Heiður’s going abroad in the morning to claim her fame. She gets to sit next to Dietrich on the plane. Lean her head on his shoulder. Then they’ll go their separate ways, she to play in Italy and England, he to sing in Hamburg and Paris. Afterward they’ll take a vacation together in Thailand. God, how I envy these people. And I’ll have to endure the next few months Heiður-less.
Heiður is everywhere around me. The flowers from her are on the coffee table, which comes from her house of plenitude. My oval mahogany table from the garage on Laugarásvegur Road is the successor to the triangular glass table that I broke accidentally with a hot coffeepot when a certain man came to visit, which I haven’t yet begun to forget for real. If I had the guts, I’d admit that his farewell kiss was still burning on my forehead eight months later. I hope the kiss will start to fade after one more month, the length of an entire pregnancy. You might expect that the exhausted single-mother-of-a-problem-child that I am wouldn’t have terribly much to think about. One fucking forehead kiss , the kind given to deceased people and children. Is that really fuel for reflection?
I visit the fridge for cold apple juice that I bought in a fit of extravagance. Usually juice is never bought in my household. There’s no need for it since the blessed water from the well of Guðmundur the Good runs from the taps. The first thing Heiður does when she returns from abroad is take a big gulp of pure Icelandic tap water. I understand her perfectly. I only wish that I got to return as often from abroad as she does in order to quaff the water at home.
I can understand how she has the heart to spend so much time away from Iceland, but I don’t understand how she has the heart to be separated from her golden boyfriend for such long periods. I’m not certain that I would want that. Anyone with such a boyfriend must surely be willing to sacrifice a lot for the chance to hug him as often as possible and rest in his blissful embrace, to let her ears be stirred by his breezy baritone.

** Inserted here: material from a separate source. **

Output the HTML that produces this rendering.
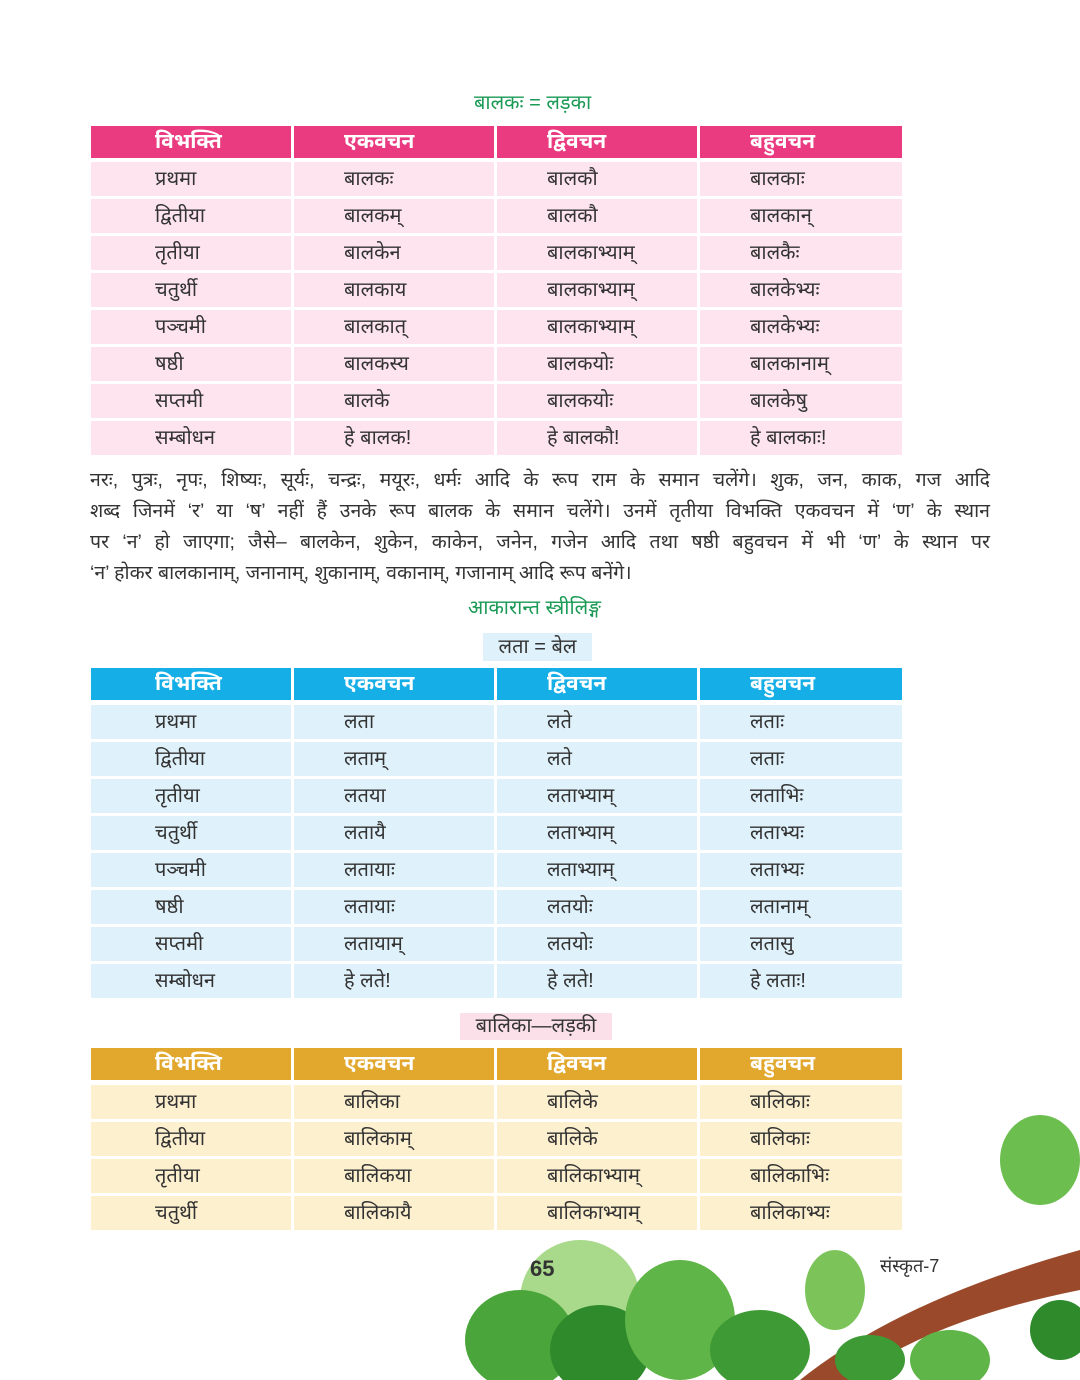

I’m lucky enough to possess an entire cassette with him singing, permitting me to remember how he looked at me as he sang on New Year’s Eve. His voice is the only thing that’s allowed to disturb the silence of mine this night. Leise flehen.
I can’t bring myself to go to bed though I’m sleepy and I’ve put on my ivory-colored silk nightgown that I bought for a bargain at a flea market in Perpignan, in a little alley just off what I called Cherry Square. I can’t bring myself to sleep even though I’m tired, because I want to think, in a blissful moment of peace. On one of the relatively rare nights when I know where Edda’s resting.
In a hospital bed.
I was hoping to get her into therapy directly after her hospital stay, but she went berserk when I mentioned it. I was astounded to see such an animated response from such a sickly girl.
How far down does she have to go in order to change direction?
All the way?
To a place where there are no roads.
At this sweet moment, I shouldn’t be thinking about it.
SWEET MOMENT.
The Lord is my shepherd, I shall not want.
He comforts my soul.
Here he sat, just before Easter, the man who drove me home from the supermarket, comforted my soul, and smiled a single smile that filled the room, adding light-years of memories to my life by doing nothing and saying nothing special.
I imagine putting my mouth to his mouth, getting to stroke the back of his hand, falling asleep with his breath on my cheek. Having a name for me when we were children— the foreign girl —must have been something akin to love, at least something that didn’t disappear completely, whatever it was, and made its presence known when the foreign girl from the swimming lessons showed up again at the bar in Esja after all those years, still a girl, yet now the mother of a teenager.